The data below should be printed in full, exactly, and without any of its images.
* * * *
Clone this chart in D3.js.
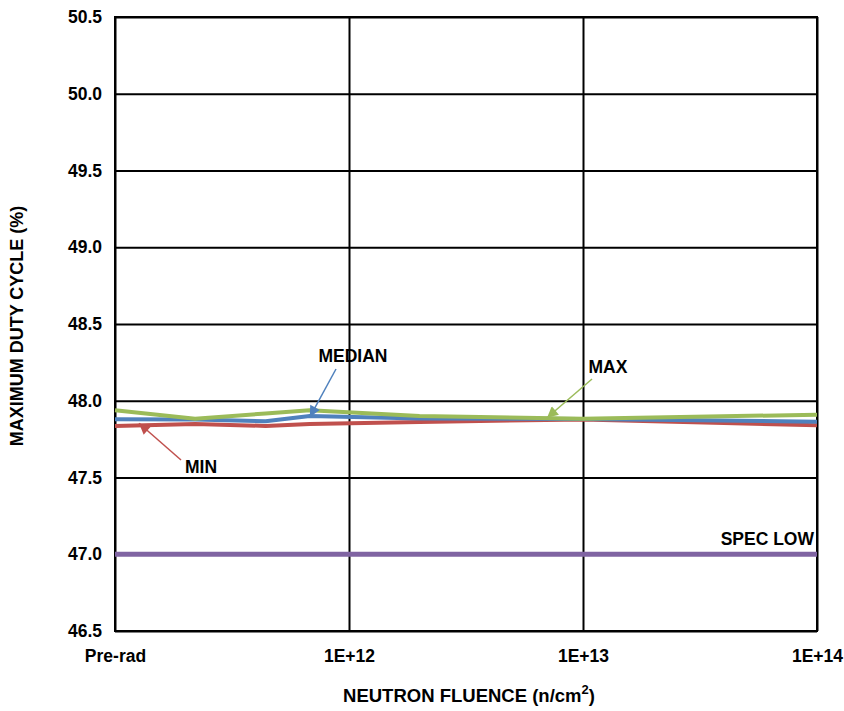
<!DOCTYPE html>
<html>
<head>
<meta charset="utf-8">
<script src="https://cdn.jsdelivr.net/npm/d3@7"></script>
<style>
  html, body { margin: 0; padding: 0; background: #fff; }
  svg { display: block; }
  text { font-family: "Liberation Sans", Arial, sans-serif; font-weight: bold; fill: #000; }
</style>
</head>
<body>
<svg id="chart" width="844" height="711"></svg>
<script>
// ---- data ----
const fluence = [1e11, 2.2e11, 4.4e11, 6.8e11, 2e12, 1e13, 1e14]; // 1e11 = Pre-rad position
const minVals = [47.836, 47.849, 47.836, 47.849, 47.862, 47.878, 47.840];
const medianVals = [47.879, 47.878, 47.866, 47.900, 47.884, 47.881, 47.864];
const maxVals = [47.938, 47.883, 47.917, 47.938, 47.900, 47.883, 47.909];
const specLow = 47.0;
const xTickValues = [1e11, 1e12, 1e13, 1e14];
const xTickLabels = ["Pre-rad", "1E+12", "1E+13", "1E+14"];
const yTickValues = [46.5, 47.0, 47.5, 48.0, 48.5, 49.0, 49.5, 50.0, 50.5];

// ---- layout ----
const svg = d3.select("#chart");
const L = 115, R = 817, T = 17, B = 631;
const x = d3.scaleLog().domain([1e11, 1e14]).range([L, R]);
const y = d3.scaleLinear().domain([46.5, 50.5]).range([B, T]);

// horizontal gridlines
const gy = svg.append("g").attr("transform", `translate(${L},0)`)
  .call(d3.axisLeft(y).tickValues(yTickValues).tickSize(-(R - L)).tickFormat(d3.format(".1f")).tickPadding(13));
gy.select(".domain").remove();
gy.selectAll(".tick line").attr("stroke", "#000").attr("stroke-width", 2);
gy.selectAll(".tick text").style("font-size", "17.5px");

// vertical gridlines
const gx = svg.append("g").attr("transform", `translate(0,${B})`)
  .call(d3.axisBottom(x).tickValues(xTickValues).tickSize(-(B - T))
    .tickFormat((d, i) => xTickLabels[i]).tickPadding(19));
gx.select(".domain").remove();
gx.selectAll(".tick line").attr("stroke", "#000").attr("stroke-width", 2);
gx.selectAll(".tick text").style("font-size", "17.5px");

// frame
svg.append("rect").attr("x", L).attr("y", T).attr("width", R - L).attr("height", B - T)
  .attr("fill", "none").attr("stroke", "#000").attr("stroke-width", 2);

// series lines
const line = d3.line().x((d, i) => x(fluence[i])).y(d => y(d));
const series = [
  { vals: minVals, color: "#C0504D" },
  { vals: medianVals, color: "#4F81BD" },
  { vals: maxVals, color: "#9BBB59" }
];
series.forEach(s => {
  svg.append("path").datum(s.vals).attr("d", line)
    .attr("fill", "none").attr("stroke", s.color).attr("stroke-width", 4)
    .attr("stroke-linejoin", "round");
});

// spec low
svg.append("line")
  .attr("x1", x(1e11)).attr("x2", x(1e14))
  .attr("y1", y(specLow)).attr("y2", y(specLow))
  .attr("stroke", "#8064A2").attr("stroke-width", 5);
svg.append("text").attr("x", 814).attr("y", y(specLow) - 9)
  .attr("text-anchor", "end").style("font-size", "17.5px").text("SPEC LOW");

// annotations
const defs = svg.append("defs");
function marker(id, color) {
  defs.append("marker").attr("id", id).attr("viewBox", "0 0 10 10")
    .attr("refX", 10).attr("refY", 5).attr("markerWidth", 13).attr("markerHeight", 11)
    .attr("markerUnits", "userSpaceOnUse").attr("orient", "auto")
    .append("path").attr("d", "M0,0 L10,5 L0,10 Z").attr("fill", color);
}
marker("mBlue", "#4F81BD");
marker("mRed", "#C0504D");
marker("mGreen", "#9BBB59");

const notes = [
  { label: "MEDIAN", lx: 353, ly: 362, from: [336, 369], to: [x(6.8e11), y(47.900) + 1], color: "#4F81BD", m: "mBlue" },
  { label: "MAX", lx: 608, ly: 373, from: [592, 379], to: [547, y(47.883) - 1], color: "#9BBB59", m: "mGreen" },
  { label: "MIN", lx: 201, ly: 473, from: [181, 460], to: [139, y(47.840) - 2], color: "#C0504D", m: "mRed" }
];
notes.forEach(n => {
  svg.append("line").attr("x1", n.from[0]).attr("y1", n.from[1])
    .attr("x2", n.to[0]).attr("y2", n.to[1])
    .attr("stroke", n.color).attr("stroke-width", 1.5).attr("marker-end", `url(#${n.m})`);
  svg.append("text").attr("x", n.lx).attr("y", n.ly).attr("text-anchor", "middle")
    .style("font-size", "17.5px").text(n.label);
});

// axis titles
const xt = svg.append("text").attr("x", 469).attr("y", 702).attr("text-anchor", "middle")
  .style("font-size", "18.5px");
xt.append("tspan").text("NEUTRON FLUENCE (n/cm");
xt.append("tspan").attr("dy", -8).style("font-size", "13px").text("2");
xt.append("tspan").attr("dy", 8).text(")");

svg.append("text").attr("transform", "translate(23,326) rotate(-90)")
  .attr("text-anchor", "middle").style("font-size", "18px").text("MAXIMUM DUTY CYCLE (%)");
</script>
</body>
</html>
* * * *
### WRITTEN RESPONSE:
Clone this chart in D3.js.
<!DOCTYPE html>
<html>
<head>
<meta charset="utf-8">
<script src="https://cdn.jsdelivr.net/npm/d3@7"></script>
<style>
  html, body { margin: 0; padding: 0; background: #fff; }
  svg { display: block; }
  text { font-family: "Liberation Sans", Arial, sans-serif; font-weight: bold; fill: #000; }
</style>
</head>
<body>
<svg id="chart" width="844" height="711"></svg>
<script>
// ---- data ----
const fluence = [1e11, 2.2e11, 4.4e11, 6.8e11, 2e12, 1e13, 1e14]; // 1e11 = Pre-rad position
const minVals = [47.836, 47.849, 47.836, 47.849, 47.862, 47.878, 47.840];
const medianVals = [47.879, 47.878, 47.866, 47.900, 47.884, 47.881, 47.864];
const maxVals = [47.938, 47.883, 47.917, 47.938, 47.900, 47.883, 47.909];
const specLow = 47.0;
const xTickValues = [1e11, 1e12, 1e13, 1e14];
const xTickLabels = ["Pre-rad", "1E+12", "1E+13", "1E+14"];
const yTickValues = [46.5, 47.0, 47.5, 48.0, 48.5, 49.0, 49.5, 50.0, 50.5];

// ---- layout ----
const svg = d3.select("#chart");
const L = 115, R = 817, T = 17, B = 631;
const x = d3.scaleLog().domain([1e11, 1e14]).range([L, R]);
const y = d3.scaleLinear().domain([46.5, 50.5]).range([B, T]);

// horizontal gridlines
const gy = svg.append("g").attr("transform", `translate(${L},0)`)
  .call(d3.axisLeft(y).tickValues(yTickValues).tickSize(-(R - L)).tickFormat(d3.format(".1f")).tickPadding(13));
gy.select(".domain").remove();
gy.selectAll(".tick line").attr("stroke", "#000").attr("stroke-width", 2);
gy.selectAll(".tick text").style("font-size", "17.5px");

// vertical gridlines
const gx = svg.append("g").attr("transform", `translate(0,${B})`)
  .call(d3.axisBottom(x).tickValues(xTickValues).tickSize(-(B - T))
    .tickFormat((d, i) => xTickLabels[i]).tickPadding(19));
gx.select(".domain").remove();
gx.selectAll(".tick line").attr("stroke", "#000").attr("stroke-width", 2);
gx.selectAll(".tick text").style("font-size", "17.5px");

// frame
svg.append("rect").attr("x", L).attr("y", T).attr("width", R - L).attr("height", B - T)
  .attr("fill", "none").attr("stroke", "#000").attr("stroke-width", 2);

// series lines
const line = d3.line().x((d, i) => x(fluence[i])).y(d => y(d));
const series = [
  { vals: minVals, color: "#C0504D" },
  { vals: medianVals, color: "#4F81BD" },
  { vals: maxVals, color: "#9BBB59" }
];
series.forEach(s => {
  svg.append("path").datum(s.vals).attr("d", line)
    .attr("fill", "none").attr("stroke", s.color).attr("stroke-width", 4)
    .attr("stroke-linejoin", "round");
});

// spec low
svg.append("line")
  .attr("x1", x(1e11)).attr("x2", x(1e14))
  .attr("y1", y(specLow)).attr("y2", y(specLow))
  .attr("stroke", "#8064A2").attr("stroke-width", 5);
svg.append("text").attr("x", 814).attr("y", y(specLow) - 9)
  .attr("text-anchor", "end").style("font-size", "17.5px").text("SPEC LOW");

// annotations
const defs = svg.append("defs");
function marker(id, color) {
  defs.append("marker").attr("id", id).attr("viewBox", "0 0 10 10")
    .attr("refX", 10).attr("refY", 5).attr("markerWidth", 13).attr("markerHeight", 11)
    .attr("markerUnits", "userSpaceOnUse").attr("orient", "auto")
    .append("path").attr("d", "M0,0 L10,5 L0,10 Z").attr("fill", color);
}
marker("mBlue", "#4F81BD");
marker("mRed", "#C0504D");
marker("mGreen", "#9BBB59");

const notes = [
  { label: "MEDIAN", lx: 353, ly: 362, from: [336, 369], to: [x(6.8e11), y(47.900) + 1], color: "#4F81BD", m: "mBlue" },
  { label: "MAX", lx: 608, ly: 373, from: [592, 379], to: [547, y(47.883) - 1], color: "#9BBB59", m: "mGreen" },
  { label: "MIN", lx: 201, ly: 473, from: [181, 460], to: [139, y(47.840) - 2], color: "#C0504D", m: "mRed" }
];
notes.forEach(n => {
  svg.append("line").attr("x1", n.from[0]).attr("y1", n.from[1])
    .attr("x2", n.to[0]).attr("y2", n.to[1])
    .attr("stroke", n.color).attr("stroke-width", 1.5).attr("marker-end", `url(#${n.m})`);
  svg.append("text").attr("x", n.lx).attr("y", n.ly).attr("text-anchor", "middle")
    .style("font-size", "17.5px").text(n.label);
});

// axis titles
const xt = svg.append("text").attr("x", 469).attr("y", 702).attr("text-anchor", "middle")
  .style("font-size", "18.5px");
xt.append("tspan").text("NEUTRON FLUENCE (n/cm");
xt.append("tspan").attr("dy", -8).style("font-size", "13px").text("2");
xt.append("tspan").attr("dy", 8).text(")");

svg.append("text").attr("transform", "translate(23,326) rotate(-90)")
  .attr("text-anchor", "middle").style("font-size", "18px").text("MAXIMUM DUTY CYCLE (%)");
</script>
</body>
</html>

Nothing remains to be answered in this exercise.